* INFORMATION SUPPLIED:
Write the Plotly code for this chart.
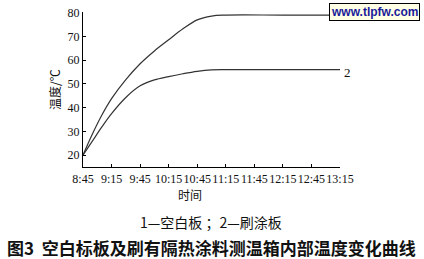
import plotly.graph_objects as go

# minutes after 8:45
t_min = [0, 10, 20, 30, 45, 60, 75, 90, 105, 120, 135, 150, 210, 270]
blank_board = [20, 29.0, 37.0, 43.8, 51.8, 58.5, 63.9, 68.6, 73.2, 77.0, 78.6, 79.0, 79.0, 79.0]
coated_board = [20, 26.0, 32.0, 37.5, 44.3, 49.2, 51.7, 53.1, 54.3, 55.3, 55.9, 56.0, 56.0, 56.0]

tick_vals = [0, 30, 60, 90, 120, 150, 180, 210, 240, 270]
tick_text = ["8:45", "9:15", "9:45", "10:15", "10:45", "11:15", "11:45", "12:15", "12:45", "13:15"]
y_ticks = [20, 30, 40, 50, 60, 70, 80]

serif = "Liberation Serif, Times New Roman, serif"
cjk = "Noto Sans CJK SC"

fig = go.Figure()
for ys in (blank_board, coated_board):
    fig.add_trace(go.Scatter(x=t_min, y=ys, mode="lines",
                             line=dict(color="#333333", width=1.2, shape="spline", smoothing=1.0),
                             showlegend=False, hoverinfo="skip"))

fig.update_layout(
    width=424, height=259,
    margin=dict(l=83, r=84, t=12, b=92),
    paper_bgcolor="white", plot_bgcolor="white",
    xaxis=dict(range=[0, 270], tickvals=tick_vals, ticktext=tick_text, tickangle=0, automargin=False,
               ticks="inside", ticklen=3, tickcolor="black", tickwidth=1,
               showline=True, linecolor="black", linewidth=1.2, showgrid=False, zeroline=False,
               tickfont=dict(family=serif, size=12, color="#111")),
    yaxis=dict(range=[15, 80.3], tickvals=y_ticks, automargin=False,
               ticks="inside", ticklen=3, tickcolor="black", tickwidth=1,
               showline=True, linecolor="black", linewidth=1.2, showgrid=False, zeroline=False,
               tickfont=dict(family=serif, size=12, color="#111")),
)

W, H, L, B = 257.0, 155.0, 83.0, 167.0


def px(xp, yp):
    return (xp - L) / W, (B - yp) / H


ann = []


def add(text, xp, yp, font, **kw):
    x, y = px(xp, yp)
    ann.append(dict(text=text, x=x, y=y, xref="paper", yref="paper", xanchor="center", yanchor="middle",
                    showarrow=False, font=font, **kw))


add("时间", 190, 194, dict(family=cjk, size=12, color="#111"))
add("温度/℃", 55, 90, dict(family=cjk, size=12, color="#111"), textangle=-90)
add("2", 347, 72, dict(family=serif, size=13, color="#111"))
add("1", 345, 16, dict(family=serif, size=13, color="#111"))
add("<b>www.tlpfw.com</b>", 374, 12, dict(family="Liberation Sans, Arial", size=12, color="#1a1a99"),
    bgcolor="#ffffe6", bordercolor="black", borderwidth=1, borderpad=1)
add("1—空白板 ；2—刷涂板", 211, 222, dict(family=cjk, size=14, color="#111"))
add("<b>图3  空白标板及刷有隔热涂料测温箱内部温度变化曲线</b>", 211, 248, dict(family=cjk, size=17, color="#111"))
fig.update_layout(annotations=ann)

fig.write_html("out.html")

* WRITTEN TASK:
From the first line above down to the line with "showarrow=False, font=font, **kw))", reproduce every line and no others, omitting pictures.

* FULL RESPONSE:
Write the Plotly code for this chart.
import plotly.graph_objects as go

# minutes after 8:45
t_min = [0, 10, 20, 30, 45, 60, 75, 90, 105, 120, 135, 150, 210, 270]
blank_board = [20, 29.0, 37.0, 43.8, 51.8, 58.5, 63.9, 68.6, 73.2, 77.0, 78.6, 79.0, 79.0, 79.0]
coated_board = [20, 26.0, 32.0, 37.5, 44.3, 49.2, 51.7, 53.1, 54.3, 55.3, 55.9, 56.0, 56.0, 56.0]

tick_vals = [0, 30, 60, 90, 120, 150, 180, 210, 240, 270]
tick_text = ["8:45", "9:15", "9:45", "10:15", "10:45", "11:15", "11:45", "12:15", "12:45", "13:15"]
y_ticks = [20, 30, 40, 50, 60, 70, 80]

serif = "Liberation Serif, Times New Roman, serif"
cjk = "Noto Sans CJK SC"

fig = go.Figure()
for ys in (blank_board, coated_board):
    fig.add_trace(go.Scatter(x=t_min, y=ys, mode="lines",
                             line=dict(color="#333333", width=1.2, shape="spline", smoothing=1.0),
                             showlegend=False, hoverinfo="skip"))

fig.update_layout(
    width=424, height=259,
    margin=dict(l=83, r=84, t=12, b=92),
    paper_bgcolor="white", plot_bgcolor="white",
    xaxis=dict(range=[0, 270], tickvals=tick_vals, ticktext=tick_text, tickangle=0, automargin=False,
               ticks="inside", ticklen=3, tickcolor="black", tickwidth=1,
               showline=True, linecolor="black", linewidth=1.2, showgrid=False, zeroline=False,
               tickfont=dict(family=serif, size=12, color="#111")),
    yaxis=dict(range=[15, 80.3], tickvals=y_ticks, automargin=False,
               ticks="inside", ticklen=3, tickcolor="black", tickwidth=1,
               showline=True, linecolor="black", linewidth=1.2, showgrid=False, zeroline=False,
               tickfont=dict(family=serif, size=12, color="#111")),
)

W, H, L, B = 257.0, 155.0, 83.0, 167.0


def px(xp, yp):
    return (xp - L) / W, (B - yp) / H


ann = []


def add(text, xp, yp, font, **kw):
    x, y = px(xp, yp)
    ann.append(dict(text=text, x=x, y=y, xref="paper", yref="paper", xanchor="center", yanchor="middle",
                    showarrow=False, font=font, **kw))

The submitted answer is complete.